Lorsque l'instruction en famille est justifiée par le harcèlement de l'enfant, la demande d'autorisation comporte un avis circonstancié du directeur de l'établissement, ce qui donne à celui-ci "un pouvoir d'influer sur la décision". Mais "les parents peuvent produire d'autres documents utiles susceptibles d'établir l'existence de menaces" sur l'intégrité physique et morale de l'enfant.

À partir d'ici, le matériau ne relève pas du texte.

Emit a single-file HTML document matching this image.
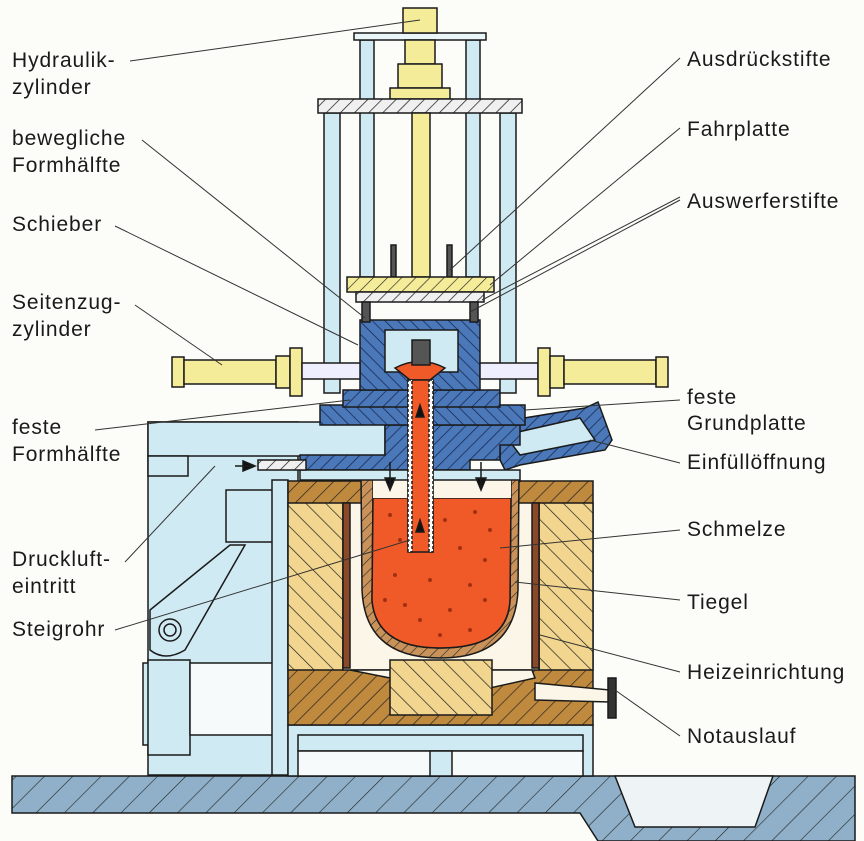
<!DOCTYPE html>
<html><head><meta charset="utf-8"><style>
html,body{margin:0;padding:0;background:#fcfcf8;}
svg{display:block;}
text{font-family:"Liberation Sans",sans-serif;font-size:21px;fill:#1a1a1a;letter-spacing:0.9px;}
</style></head><body>
<svg width="864" height="841" viewBox="0 0 864 841" xmlns="http://www.w3.org/2000/svg">
<defs>
<pattern id="hb" width="9" height="9" patternUnits="userSpaceOnUse" patternTransform="rotate(45)"><rect width="9" height="9" fill="#4a78b8"/><line x1="0" y1="0" x2="0" y2="9" stroke="#1b2a55" stroke-width="1.6"/></pattern>
<pattern id="hb2" width="9" height="9" patternUnits="userSpaceOnUse" patternTransform="rotate(-45)"><rect width="9" height="9" fill="#4a78b8"/><line x1="0" y1="0" x2="0" y2="9" stroke="#1b2a55" stroke-width="1.6"/></pattern>
<pattern id="hy" width="14" height="14" patternUnits="userSpaceOnUse" patternTransform="rotate(-45)"><rect width="14" height="14" fill="#f2d58e"/><line x1="0" y1="0" x2="0" y2="14" stroke="#222" stroke-width="1.4"/></pattern>
<pattern id="hbr" width="12" height="12" patternUnits="userSpaceOnUse" patternTransform="rotate(45)"><rect width="12" height="12" fill="#c08a3e"/><line x1="0" y1="0" x2="0" y2="12" stroke="#222" stroke-width="1.4"/></pattern>
<pattern id="hg" width="20" height="20" patternUnits="userSpaceOnUse" patternTransform="rotate(45)"><rect width="20" height="20" fill="#8fb0c8"/><line x1="0" y1="0" x2="0" y2="20" stroke="#222" stroke-width="1.2"/></pattern>
<pattern id="hw" width="10" height="10" patternUnits="userSpaceOnUse" patternTransform="rotate(45)"><rect width="10" height="10" fill="#f0f0f0"/><line x1="0" y1="0" x2="0" y2="10" stroke="#222" stroke-width="1.5"/></pattern>
<pattern id="hyp" width="10" height="10" patternUnits="userSpaceOnUse" patternTransform="rotate(45)"><rect width="10" height="10" fill="#f4ec98"/><line x1="0" y1="0" x2="0" y2="10" stroke="#222" stroke-width="1.3"/></pattern>
<pattern id="ht" width="8" height="8" patternUnits="userSpaceOnUse" patternTransform="rotate(45)"><rect width="8" height="8" fill="#c9925a"/><line x1="0" y1="0" x2="0" y2="8" stroke="#222" stroke-width="1.2"/></pattern>
</defs>
<g stroke="#1a1a1a" stroke-width="1.5">
<!-- ground -->
<path d="M12 776 H855 V841 H598 L580 813 H12 Z" fill="url(#hg)"/>
<path d="M615 776 H773 L755 827 H635 Z" fill="#eef4f6"/>
<!-- left frame -->
<rect x="148" y="422" width="150" height="353" fill="#cfeaf3"/>
<rect x="148" y="422" width="237" height="34" fill="#cfeaf3"/>
<rect x="148" y="456" width="40" height="20" fill="#cfeaf3"/>
<rect x="226" y="490" width="47" height="52" fill="#cfeaf3"/>
<path d="M150 610 L150 650 Q165 662 185 650 L245 545 L230 545 Z" fill="#cfeaf3"/>
<circle cx="170" cy="630" r="11" fill="#cfeaf3"/><circle cx="170" cy="630" r="6" fill="none"/>
<rect x="143" y="663" width="10" height="82" fill="#cfeaf3"/>
<rect x="148" y="660" width="42" height="95" fill="#cfeaf3"/>
<rect x="190" y="663" width="100" height="72" fill="#f6fafa"/>
<rect x="272" y="480" width="16" height="295" fill="#cfeaf3"/>
<!-- base frame under furnace -->
<rect x="288" y="725" width="305" height="51" fill="#cfeaf3"/>
<rect x="298" y="735" width="285" height="16" fill="#cfeaf3"/>
<rect x="298" y="751" width="285" height="25" fill="#f6fafa"/>
<rect x="430" y="751" width="22" height="25" fill="#cfeaf3"/>
<!-- furnace -->
<rect x="288" y="481" width="305" height="244" fill="url(#hbr)"/>
<rect x="288" y="503" width="55" height="167" fill="url(#hy)"/>
<rect x="539" y="503" width="54" height="167" fill="url(#hy)"/>
<rect x="343" y="503" width="196" height="167" fill="#fbf6e8"/>
<rect x="343" y="503" width="7" height="165" fill="#8a4a2a"/>
<rect x="532" y="503" width="7" height="165" fill="#8a4a2a"/>
<path d="M350 670 L400 680 L400 670 Z" fill="#fbf6e8"/>
<path d="M490 670 H532 L535 678 L490 688 Z" fill="#fbf6e8"/>
<rect x="390" y="660" width="102" height="55" fill="url(#hy)"/>
<!-- notauslauf -->
<path d="M535 683 L610 690 L610 702 L535 700 Z" fill="#fbf6e8"/>
<rect x="608" y="678" width="8" height="40" fill="#333"/>
<!-- crucible -->
<path d="M361 475 H373 V498 L372 600 Q376 648 440 648 Q508 648 510 600 L511 498 V475 H519 L518 590 Q515 658 440 658 Q365 658 362 590 Z" fill="url(#ht)"/>
<path d="M373 498 H511 L510 600 Q508 648 440 648 Q376 648 372 600 Z" fill="#f05a28"/>
<rect x="373" y="478" width="138" height="20" fill="#fbf6e8" stroke="none"/>
<g fill="#a03010" stroke="none">
<circle cx="390" cy="515" r="2"/><circle cx="445" cy="520" r="2"/><circle cx="475" cy="512" r="2"/><circle cx="490" cy="530" r="2"/><circle cx="400" cy="540" r="2"/><circle cx="460" cy="548" r="2"/><circle cx="485" cy="560" r="2"/><circle cx="395" cy="575" r="2"/><circle cx="430" cy="580" r="2"/><circle cx="470" cy="585" r="2"/><circle cx="405" cy="605" r="2"/><circle cx="450" cy="610" r="2"/><circle cx="485" cy="600" r="2"/><circle cx="420" cy="620" r="2"/><circle cx="470" cy="630" r="2"/><circle cx="440" cy="635" r="2"/><circle cx="385" cy="600" r="2"/>
</g>
<!-- Einfüllöffnung -->
<path d="M500 422 L585 408 L598 402 L612 440 L605 450 L520 465 L505 470 L500 460 Z" fill="url(#hb)"/>
<path d="M505 435 L580 418 L595 440 L520 455 Z" fill="#cfeaf3"/>
<!-- mould base / plates -->
<path d="M300 455 H385 V425 H520 V445 H500 V460 H470 V470 H300 Z" fill="url(#hb)"/>
<rect x="300" y="470" width="220" height="10" fill="#cfeaf3"/>
<rect x="320" y="405" width="205" height="20" fill="url(#hb2)"/>
<rect x="343" y="390" width="157" height="17" fill="url(#hb)"/>
<path d="M360 320 H480 V390 H360 Z" fill="url(#hb2)"/>
<path d="M385 330 H458 V372 L440 372 L425 360 L405 372 H385 Z" fill="#cfeaf3"/>
<path d="M395 368 Q420 355 445 368 L430 380 H410 Z" fill="#f05a28"/>
<rect x="412" y="340" width="18" height="25" fill="#555"/>
<!-- steigrohr -->
<rect x="408" y="380" width="25" height="172" fill="#f05a28"/>
<rect x="408" y="380" width="4" height="172" fill="#fff" stroke-dasharray="3 2"/>
<rect x="429" y="380" width="4" height="172" fill="#fff" stroke-dasharray="3 2"/>
<path d="M420 405 l-4 12 h8 Z M420 520 l-4 12 h8 Z" fill="#111"/>
<!-- compressed air -->
<rect x="258" y="460" width="48" height="10" fill="url(#hw)"/>
<path d="M235 466 L255 466 M243 461 L255 466 L243 471 Z" fill="#111"/>
<path d="M390 462 V490 M385 478 l5 12 l5 -12 Z M481 462 V490 M476 478 l5 12 l5 -12 Z" fill="#111"/>
<!-- columns -->
<rect x="324" y="113" width="16" height="280" fill="#cfeaf3"/>
<rect x="500" y="113" width="16" height="280" fill="#cfeaf3"/>
<rect x="360" y="40" width="14" height="237" fill="#cfeaf3"/>
<rect x="466" y="40" width="14" height="237" fill="#cfeaf3"/>
<rect x="354" y="33" width="132" height="7" fill="#eaf6f8"/>
<rect x="403" y="8" width="34" height="25" fill="#f4ec98"/>
<rect x="405" y="40" width="30" height="24" fill="#f4ec98"/>
<rect x="398" y="64" width="44" height="24" fill="#f4ec98"/>
<rect x="390" y="88" width="60" height="11" fill="#f4ec98"/>
<rect x="318" y="99" width="204" height="14" fill="url(#hw)"/>
<rect x="412" y="113" width="18" height="164" fill="#f4ec98"/>
<rect x="391" y="245" width="5" height="32" fill="#555"/>
<rect x="447" y="245" width="5" height="32" fill="#555"/>
<rect x="347" y="277" width="147" height="15" fill="url(#hyp)"/>
<rect x="356" y="292" width="128" height="10" fill="url(#hw)"/>
<rect x="362" y="302" width="8" height="20" fill="#555"/>
<rect x="470" y="302" width="8" height="20" fill="#555"/>
<!-- side cylinders -->
<rect x="172" y="357" width="12" height="30" fill="#f4ec98"/>
<rect x="184" y="360" width="92" height="24" fill="#f4ec98"/>
<rect x="276" y="356" width="14" height="32" fill="#f4ec98"/>
<rect x="290" y="348" width="12" height="48" fill="#f4ec98"/>
<rect x="302" y="363" width="58" height="16" fill="#eef"/>
<rect x="480" y="363" width="58" height="16" fill="#eef"/>
<rect x="538" y="348" width="12" height="48" fill="#f4ec98"/>
<rect x="550" y="356" width="14" height="32" fill="#f4ec98"/>
<rect x="564" y="360" width="92" height="24" fill="#f4ec98"/>
<rect x="656" y="357" width="12" height="30" fill="#f4ec98"/>
</g>
<!-- leader lines -->
<g stroke="#333" stroke-width="1" fill="none">
<path d="M130 61 L420 20"/><path d="M142 140 L365 318"/><path d="M115 226 L358 345"/><path d="M135 305 L222 365"/>
<path d="M95 430 L350 400"/><path d="M125 562 L215 466"/><path d="M115 630 L410 540"/>
<path d="M680 58 L450 270"/><path d="M680 128 L490 285"/><path d="M680 197 L482 300"/><path d="M680 200 L470 312"/>
<path d="M680 400 L525 410"/><path d="M680 463 L590 440"/><path d="M680 530 L500 548"/><path d="M680 600 L515 582"/><path d="M680 672 L540 635"/><path d="M680 736 L615 690"/>
</g>
<!-- labels -->
<text x="12" y="67">Hydraulik-</text><text x="12" y="94">zylinder</text>
<text x="12" y="145">bewegliche</text><text x="12" y="172">Formhälfte</text>
<text x="12" y="231">Schieber</text>
<text x="12" y="309">Seitenzug-</text><text x="12" y="336">zylinder</text>
<text x="12" y="434">feste</text><text x="12" y="461">Formhälfte</text>
<text x="12" y="566">Druckluft-</text><text x="12" y="593">eintritt</text>
<text x="12" y="636">Steigrohr</text>
<text x="687" y="66">Ausdrückstifte</text>
<text x="687" y="136">Fahrplatte</text>
<text x="687" y="208">Auswerferstifte</text>
<text x="687" y="404">feste</text><text x="687" y="430">Grundplatte</text>
<text x="687" y="469">Einfüllöffnung</text>
<text x="687" y="536">Schmelze</text>
<text x="687" y="609">Tiegel</text>
<text x="687" y="679">Heizeinrichtung</text>
<text x="687" y="743">Notauslauf</text>
</svg>
</body></html>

Ce sont en revanche les articles D. 131-11-10 et D. 131-11-12 du code de l'éducation qui font problème. Ils prévoient que "toute décision de refus d'instruction dans la famille peut être contestée dans un délai de huit jours à compter de sa notification écrite", auprès d'une commission qui "dispose d'un délai d'un mois maximum pour se réunir" et dont la "décision est notifiée dans un délai de cinq jours ouvrés à compter de la réunion de la commission". Sachant que la demande d'autorisation de l'instruction dans la famille a été déposée au plus tard le 31 mai, l'association Les Enfants d'Abord "fait valoir que les délais laissés à la commission pour statuer conduiront à saisir le juge administratif au mieux trois mois avant le début de l'année scolaire rendant fortement probable que l'issue de la plupart des recours intervienne après le début de l'année scolaire pour laquelle la demande d'autorisation a été formulée". Mais le Conseil d'Etat considère que les intéressés peuvent introduire une demande en référé. "En revanche (...), le moyen tiré de ce que le délai de huit jours serait trop court et porterait atteinte au droit à un recours effectif est de nature (...) à créer un doute sérieux quant à la légalité de ces dispositions".